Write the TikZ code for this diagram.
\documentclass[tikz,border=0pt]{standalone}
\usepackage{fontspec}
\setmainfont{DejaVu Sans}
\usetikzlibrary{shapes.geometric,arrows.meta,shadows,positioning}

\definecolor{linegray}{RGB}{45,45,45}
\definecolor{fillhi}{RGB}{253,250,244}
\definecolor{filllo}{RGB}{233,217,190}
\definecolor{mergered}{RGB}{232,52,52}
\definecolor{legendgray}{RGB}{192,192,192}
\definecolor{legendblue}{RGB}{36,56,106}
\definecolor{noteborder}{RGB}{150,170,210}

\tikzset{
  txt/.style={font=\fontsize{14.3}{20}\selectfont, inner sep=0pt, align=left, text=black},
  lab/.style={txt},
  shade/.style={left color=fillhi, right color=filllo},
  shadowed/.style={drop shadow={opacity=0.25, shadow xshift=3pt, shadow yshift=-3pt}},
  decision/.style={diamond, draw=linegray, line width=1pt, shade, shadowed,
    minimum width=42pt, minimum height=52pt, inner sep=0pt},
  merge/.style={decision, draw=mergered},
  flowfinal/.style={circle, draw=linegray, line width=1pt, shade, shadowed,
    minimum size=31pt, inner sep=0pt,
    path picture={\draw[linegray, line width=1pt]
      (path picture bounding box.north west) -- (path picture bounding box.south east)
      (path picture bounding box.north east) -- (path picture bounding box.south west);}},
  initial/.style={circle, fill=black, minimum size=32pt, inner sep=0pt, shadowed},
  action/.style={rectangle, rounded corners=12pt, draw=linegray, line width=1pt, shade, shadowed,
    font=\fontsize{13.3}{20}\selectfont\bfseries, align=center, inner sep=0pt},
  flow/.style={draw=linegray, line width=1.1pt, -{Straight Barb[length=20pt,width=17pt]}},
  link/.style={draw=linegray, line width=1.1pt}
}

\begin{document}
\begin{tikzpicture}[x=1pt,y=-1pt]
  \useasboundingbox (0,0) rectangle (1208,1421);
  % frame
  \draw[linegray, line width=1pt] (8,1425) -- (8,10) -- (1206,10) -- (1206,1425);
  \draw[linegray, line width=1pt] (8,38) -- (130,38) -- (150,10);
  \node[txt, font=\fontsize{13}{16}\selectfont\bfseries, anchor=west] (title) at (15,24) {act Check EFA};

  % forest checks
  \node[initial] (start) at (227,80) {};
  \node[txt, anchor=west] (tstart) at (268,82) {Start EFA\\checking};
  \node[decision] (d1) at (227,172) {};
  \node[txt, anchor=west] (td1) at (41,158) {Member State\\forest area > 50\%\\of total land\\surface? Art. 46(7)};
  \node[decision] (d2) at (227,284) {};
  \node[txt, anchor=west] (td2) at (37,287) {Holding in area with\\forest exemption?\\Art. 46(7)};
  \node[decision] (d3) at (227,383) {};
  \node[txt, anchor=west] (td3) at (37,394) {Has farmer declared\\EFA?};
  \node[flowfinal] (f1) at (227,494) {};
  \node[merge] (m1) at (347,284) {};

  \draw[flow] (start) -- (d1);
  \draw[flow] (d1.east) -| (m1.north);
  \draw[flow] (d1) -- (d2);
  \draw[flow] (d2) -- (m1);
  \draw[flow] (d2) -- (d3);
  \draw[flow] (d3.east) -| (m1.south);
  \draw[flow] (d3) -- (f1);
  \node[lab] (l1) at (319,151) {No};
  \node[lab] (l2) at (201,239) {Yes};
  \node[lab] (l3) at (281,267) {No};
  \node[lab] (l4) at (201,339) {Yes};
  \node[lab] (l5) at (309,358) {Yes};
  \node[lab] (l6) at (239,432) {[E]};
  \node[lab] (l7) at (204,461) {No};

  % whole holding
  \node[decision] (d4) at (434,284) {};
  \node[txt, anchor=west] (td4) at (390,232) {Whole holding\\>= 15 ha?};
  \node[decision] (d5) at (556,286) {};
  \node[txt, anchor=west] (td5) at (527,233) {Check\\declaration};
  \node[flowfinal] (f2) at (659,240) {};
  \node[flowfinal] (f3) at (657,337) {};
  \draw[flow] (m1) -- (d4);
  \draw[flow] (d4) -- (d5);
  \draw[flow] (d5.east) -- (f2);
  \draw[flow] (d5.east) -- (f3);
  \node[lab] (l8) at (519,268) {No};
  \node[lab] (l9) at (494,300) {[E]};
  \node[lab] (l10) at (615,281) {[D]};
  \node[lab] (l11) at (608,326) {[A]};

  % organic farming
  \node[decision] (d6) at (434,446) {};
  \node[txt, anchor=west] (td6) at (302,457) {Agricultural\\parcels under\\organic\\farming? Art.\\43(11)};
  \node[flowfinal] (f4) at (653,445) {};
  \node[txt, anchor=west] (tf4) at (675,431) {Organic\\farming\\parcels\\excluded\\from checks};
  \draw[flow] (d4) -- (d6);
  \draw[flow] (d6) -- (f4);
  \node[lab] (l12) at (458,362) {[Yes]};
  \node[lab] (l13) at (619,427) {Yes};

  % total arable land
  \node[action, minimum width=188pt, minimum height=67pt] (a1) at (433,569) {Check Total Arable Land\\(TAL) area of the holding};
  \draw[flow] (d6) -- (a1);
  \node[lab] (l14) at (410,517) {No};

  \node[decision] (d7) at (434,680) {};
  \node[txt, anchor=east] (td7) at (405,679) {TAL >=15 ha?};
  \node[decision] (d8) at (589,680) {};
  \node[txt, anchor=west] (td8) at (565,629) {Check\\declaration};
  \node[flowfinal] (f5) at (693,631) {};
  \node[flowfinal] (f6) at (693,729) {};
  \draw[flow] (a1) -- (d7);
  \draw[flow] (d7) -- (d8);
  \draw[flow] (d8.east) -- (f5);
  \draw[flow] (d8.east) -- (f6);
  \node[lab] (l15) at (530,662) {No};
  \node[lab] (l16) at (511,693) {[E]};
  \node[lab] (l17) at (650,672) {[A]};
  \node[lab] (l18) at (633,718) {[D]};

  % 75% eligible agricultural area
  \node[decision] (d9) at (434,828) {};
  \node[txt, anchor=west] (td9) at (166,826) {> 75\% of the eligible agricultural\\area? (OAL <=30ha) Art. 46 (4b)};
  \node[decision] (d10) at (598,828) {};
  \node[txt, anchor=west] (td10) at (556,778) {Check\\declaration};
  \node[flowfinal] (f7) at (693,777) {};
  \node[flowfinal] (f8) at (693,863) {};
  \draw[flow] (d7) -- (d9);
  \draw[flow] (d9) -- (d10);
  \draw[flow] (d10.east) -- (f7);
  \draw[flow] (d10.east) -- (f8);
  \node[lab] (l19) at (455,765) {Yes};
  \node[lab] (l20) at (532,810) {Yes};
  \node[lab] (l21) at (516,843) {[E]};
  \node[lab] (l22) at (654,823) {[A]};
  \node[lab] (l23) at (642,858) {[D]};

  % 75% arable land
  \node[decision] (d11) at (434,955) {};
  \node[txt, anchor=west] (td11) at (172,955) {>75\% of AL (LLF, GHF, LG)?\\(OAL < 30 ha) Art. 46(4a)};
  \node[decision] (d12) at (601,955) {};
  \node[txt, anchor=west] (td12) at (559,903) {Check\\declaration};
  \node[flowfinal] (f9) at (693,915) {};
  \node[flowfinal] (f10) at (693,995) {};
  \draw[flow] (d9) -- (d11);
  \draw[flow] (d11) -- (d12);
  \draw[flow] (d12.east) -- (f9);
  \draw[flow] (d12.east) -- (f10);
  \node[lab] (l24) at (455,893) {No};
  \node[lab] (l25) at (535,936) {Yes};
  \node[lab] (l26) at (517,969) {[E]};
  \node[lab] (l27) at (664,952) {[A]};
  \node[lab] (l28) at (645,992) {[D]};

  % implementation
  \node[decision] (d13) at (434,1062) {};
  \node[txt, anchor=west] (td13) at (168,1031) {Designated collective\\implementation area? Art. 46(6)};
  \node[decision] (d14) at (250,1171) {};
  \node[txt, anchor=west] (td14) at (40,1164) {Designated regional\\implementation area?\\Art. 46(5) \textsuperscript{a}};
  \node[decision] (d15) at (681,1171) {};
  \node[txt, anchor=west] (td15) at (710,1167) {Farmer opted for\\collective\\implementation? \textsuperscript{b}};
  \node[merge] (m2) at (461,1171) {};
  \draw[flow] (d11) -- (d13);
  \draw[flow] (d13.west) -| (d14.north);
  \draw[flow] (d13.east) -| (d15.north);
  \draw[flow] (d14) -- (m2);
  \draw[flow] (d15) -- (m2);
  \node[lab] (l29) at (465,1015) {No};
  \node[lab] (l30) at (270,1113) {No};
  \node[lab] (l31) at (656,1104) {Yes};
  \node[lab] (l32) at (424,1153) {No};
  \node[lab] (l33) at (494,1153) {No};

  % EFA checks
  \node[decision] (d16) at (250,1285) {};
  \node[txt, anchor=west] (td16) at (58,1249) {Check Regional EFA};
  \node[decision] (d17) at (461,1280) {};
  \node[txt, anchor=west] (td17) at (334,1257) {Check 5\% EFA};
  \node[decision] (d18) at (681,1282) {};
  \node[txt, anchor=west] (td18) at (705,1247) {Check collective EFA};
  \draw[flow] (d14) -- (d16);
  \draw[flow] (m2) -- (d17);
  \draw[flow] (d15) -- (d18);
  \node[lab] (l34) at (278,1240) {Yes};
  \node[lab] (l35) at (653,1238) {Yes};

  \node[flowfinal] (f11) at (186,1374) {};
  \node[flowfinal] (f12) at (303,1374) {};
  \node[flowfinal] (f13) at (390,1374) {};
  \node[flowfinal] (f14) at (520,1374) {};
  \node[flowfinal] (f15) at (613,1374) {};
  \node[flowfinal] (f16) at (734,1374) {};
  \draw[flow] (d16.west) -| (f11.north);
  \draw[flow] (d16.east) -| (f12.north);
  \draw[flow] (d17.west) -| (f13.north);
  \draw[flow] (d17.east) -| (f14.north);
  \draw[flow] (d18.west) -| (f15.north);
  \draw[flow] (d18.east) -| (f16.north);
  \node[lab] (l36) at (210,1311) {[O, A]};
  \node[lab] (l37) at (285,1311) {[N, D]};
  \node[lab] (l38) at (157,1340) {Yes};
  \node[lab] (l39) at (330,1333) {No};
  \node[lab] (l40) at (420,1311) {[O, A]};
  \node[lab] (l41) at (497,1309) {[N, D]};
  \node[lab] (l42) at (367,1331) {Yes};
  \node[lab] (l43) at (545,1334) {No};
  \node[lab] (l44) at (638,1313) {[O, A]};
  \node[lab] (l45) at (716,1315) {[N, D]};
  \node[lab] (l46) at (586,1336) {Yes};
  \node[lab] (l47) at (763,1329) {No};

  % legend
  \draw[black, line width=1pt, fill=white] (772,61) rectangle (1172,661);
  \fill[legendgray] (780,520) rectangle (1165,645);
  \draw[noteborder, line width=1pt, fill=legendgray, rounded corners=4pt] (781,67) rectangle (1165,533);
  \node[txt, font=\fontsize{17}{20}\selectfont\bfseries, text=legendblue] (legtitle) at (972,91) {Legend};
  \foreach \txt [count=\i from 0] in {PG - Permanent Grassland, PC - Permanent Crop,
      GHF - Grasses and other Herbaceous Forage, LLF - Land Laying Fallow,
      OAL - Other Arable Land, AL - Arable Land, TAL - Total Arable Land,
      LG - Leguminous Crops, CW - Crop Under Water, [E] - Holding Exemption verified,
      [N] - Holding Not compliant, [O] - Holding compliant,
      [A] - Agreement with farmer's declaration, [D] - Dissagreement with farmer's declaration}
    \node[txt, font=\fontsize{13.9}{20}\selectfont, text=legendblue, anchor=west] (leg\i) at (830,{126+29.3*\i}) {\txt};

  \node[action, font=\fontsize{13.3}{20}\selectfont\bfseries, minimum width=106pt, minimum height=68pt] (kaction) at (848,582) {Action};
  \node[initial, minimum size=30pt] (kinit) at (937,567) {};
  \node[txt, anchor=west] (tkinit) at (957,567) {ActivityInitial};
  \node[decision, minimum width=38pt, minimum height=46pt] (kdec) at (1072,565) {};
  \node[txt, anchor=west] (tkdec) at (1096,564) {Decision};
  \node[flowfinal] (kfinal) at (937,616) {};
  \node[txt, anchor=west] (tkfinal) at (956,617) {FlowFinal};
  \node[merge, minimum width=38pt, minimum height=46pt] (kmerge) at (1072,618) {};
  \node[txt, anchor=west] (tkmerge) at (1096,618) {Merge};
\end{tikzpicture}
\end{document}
--
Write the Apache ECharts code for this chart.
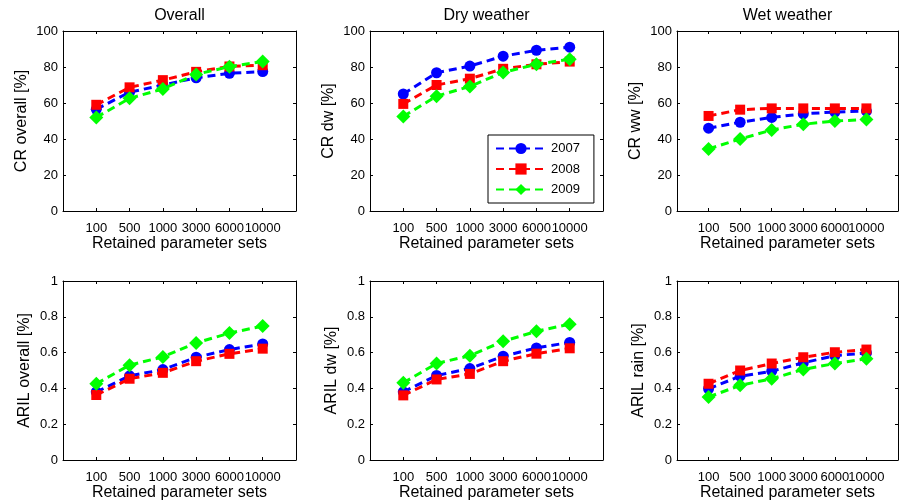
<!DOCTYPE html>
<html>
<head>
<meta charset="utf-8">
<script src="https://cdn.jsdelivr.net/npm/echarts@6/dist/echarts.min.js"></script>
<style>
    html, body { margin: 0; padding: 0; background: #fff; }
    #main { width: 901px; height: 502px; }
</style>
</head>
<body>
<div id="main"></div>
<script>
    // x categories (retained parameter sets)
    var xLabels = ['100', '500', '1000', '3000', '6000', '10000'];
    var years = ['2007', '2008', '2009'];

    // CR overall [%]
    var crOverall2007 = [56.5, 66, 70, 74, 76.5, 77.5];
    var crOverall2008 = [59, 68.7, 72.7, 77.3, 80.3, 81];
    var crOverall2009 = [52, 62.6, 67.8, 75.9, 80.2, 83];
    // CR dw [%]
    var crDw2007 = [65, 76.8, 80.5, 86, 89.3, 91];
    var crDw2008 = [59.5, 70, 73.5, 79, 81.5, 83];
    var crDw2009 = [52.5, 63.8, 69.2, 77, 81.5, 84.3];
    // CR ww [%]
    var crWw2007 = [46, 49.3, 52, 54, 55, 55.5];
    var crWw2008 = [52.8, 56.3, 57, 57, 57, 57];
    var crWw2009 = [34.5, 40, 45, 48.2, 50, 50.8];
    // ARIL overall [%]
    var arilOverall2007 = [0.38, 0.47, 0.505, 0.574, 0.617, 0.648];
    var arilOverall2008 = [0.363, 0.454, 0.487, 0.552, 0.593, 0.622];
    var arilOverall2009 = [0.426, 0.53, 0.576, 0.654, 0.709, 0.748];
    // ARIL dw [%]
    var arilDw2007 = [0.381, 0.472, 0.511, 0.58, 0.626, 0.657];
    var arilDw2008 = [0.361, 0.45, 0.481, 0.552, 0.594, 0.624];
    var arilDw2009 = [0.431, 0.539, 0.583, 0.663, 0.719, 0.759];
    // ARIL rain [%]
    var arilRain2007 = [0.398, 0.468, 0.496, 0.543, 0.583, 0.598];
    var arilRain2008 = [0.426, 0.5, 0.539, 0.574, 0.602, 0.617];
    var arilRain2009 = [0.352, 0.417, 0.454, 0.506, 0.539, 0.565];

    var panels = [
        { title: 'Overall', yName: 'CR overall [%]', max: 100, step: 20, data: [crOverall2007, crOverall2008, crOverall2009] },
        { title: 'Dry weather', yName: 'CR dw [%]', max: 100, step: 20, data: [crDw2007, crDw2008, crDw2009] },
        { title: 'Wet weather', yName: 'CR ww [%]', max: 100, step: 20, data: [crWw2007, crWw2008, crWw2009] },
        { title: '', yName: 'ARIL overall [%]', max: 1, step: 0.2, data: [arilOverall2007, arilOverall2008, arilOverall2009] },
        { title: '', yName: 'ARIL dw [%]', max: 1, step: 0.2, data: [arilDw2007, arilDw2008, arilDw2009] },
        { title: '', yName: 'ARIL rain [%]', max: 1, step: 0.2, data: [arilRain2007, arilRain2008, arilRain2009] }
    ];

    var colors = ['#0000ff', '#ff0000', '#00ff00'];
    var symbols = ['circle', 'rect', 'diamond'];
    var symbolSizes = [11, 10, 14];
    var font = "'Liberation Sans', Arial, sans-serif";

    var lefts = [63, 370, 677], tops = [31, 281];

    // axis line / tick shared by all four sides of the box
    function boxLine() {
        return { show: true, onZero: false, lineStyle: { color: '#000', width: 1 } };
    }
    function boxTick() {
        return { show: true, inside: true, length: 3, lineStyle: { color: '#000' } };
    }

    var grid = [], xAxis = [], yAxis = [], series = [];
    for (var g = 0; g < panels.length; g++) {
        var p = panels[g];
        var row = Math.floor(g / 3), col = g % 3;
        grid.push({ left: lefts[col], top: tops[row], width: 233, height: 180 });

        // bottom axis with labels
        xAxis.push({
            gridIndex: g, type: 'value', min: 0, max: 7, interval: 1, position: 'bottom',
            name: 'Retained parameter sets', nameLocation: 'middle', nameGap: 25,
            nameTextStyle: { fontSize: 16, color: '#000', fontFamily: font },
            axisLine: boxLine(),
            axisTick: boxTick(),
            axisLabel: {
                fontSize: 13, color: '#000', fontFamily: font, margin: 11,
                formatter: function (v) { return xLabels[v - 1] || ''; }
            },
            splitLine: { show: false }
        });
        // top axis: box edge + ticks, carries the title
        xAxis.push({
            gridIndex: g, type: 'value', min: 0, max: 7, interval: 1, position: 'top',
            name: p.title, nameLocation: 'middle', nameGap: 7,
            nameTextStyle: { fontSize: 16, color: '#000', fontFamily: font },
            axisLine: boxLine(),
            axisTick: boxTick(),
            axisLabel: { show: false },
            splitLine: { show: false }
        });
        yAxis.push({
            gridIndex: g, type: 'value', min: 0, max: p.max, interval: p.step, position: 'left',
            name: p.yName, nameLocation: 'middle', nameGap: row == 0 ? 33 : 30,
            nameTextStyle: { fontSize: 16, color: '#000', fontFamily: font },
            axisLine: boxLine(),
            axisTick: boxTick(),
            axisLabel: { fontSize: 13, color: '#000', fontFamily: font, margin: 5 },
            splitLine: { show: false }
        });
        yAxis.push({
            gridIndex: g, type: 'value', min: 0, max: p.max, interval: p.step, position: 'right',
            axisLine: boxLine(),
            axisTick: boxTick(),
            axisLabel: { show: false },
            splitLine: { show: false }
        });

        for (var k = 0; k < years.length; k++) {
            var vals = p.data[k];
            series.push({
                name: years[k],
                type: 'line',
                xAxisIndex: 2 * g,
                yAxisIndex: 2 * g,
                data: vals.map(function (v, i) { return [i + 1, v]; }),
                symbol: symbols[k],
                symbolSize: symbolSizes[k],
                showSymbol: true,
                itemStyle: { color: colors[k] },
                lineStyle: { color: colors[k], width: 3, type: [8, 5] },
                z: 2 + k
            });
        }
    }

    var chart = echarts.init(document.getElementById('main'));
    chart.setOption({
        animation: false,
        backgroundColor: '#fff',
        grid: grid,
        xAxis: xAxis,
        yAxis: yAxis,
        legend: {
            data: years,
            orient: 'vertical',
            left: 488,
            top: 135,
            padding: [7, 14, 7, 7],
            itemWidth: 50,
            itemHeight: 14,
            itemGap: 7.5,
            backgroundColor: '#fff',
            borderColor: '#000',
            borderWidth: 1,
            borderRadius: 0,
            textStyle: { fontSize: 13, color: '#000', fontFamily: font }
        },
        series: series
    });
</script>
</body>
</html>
---
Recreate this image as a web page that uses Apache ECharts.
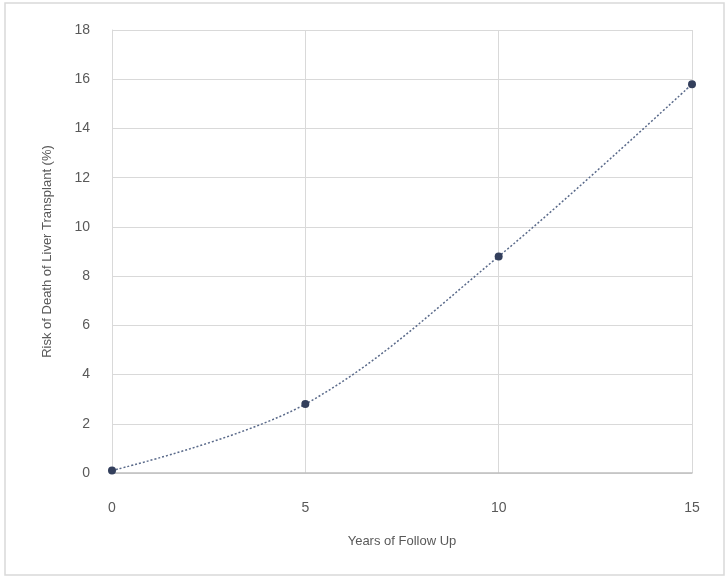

#### TASK REQUIREMENTS
Within the listing above, locate the line containing "Write the TikZ code for this diagram." and the line containing "anchor=west] (title) at". Reproduce those two lines and all lines between them exactly, with nothing added.

#### RESPONSE TO THE EXERCISE
Write the TikZ code for this diagram.
\documentclass[tikz,border=0pt]{standalone}
\usepackage{fontspec}
\setmainfont{DejaVu Sans}
\usetikzlibrary{shapes.geometric,arrows.meta,shadows,positioning}

\definecolor{linegray}{RGB}{45,45,45}
\definecolor{fillhi}{RGB}{253,250,244}
\definecolor{filllo}{RGB}{233,217,190}
\definecolor{mergered}{RGB}{232,52,52}
\definecolor{legendgray}{RGB}{192,192,192}
\definecolor{legendblue}{RGB}{36,56,106}
\definecolor{noteborder}{RGB}{150,170,210}

\tikzset{
  txt/.style={font=\fontsize{14.3}{20}\selectfont, inner sep=0pt, align=left, text=black},
  lab/.style={txt},
  shade/.style={left color=fillhi, right color=filllo},
  shadowed/.style={drop shadow={opacity=0.25, shadow xshift=3pt, shadow yshift=-3pt}},
  decision/.style={diamond, draw=linegray, line width=1pt, shade, shadowed,
    minimum width=42pt, minimum height=52pt, inner sep=0pt},
  merge/.style={decision, draw=mergered},
  flowfinal/.style={circle, draw=linegray, line width=1pt, shade, shadowed,
    minimum size=31pt, inner sep=0pt,
    path picture={\draw[linegray, line width=1pt]
      (path picture bounding box.north west) -- (path picture bounding box.south east)
      (path picture bounding box.north east) -- (path picture bounding box.south west);}},
  initial/.style={circle, fill=black, minimum size=32pt, inner sep=0pt, shadowed},
  action/.style={rectangle, rounded corners=12pt, draw=linegray, line width=1pt, shade, shadowed,
    font=\fontsize{13.3}{20}\selectfont\bfseries, align=center, inner sep=0pt},
  flow/.style={draw=linegray, line width=1.1pt, -{Straight Barb[length=20pt,width=17pt]}},
  link/.style={draw=linegray, line width=1.1pt}
}

\begin{document}
\begin{tikzpicture}[x=1pt,y=-1pt]
  \useasboundingbox (0,0) rectangle (1208,1421);
  % frame
  \draw[linegray, line width=1pt] (8,1425) -- (8,10) -- (1206,10) -- (1206,1425);
  \draw[linegray, line width=1pt] (8,38) -- (130,38) -- (150,10);
  \node[txt, font=\fontsize{13}{16}\selectfont\bfseries, anchor=west] (title) at (15,24) {act Check EFA};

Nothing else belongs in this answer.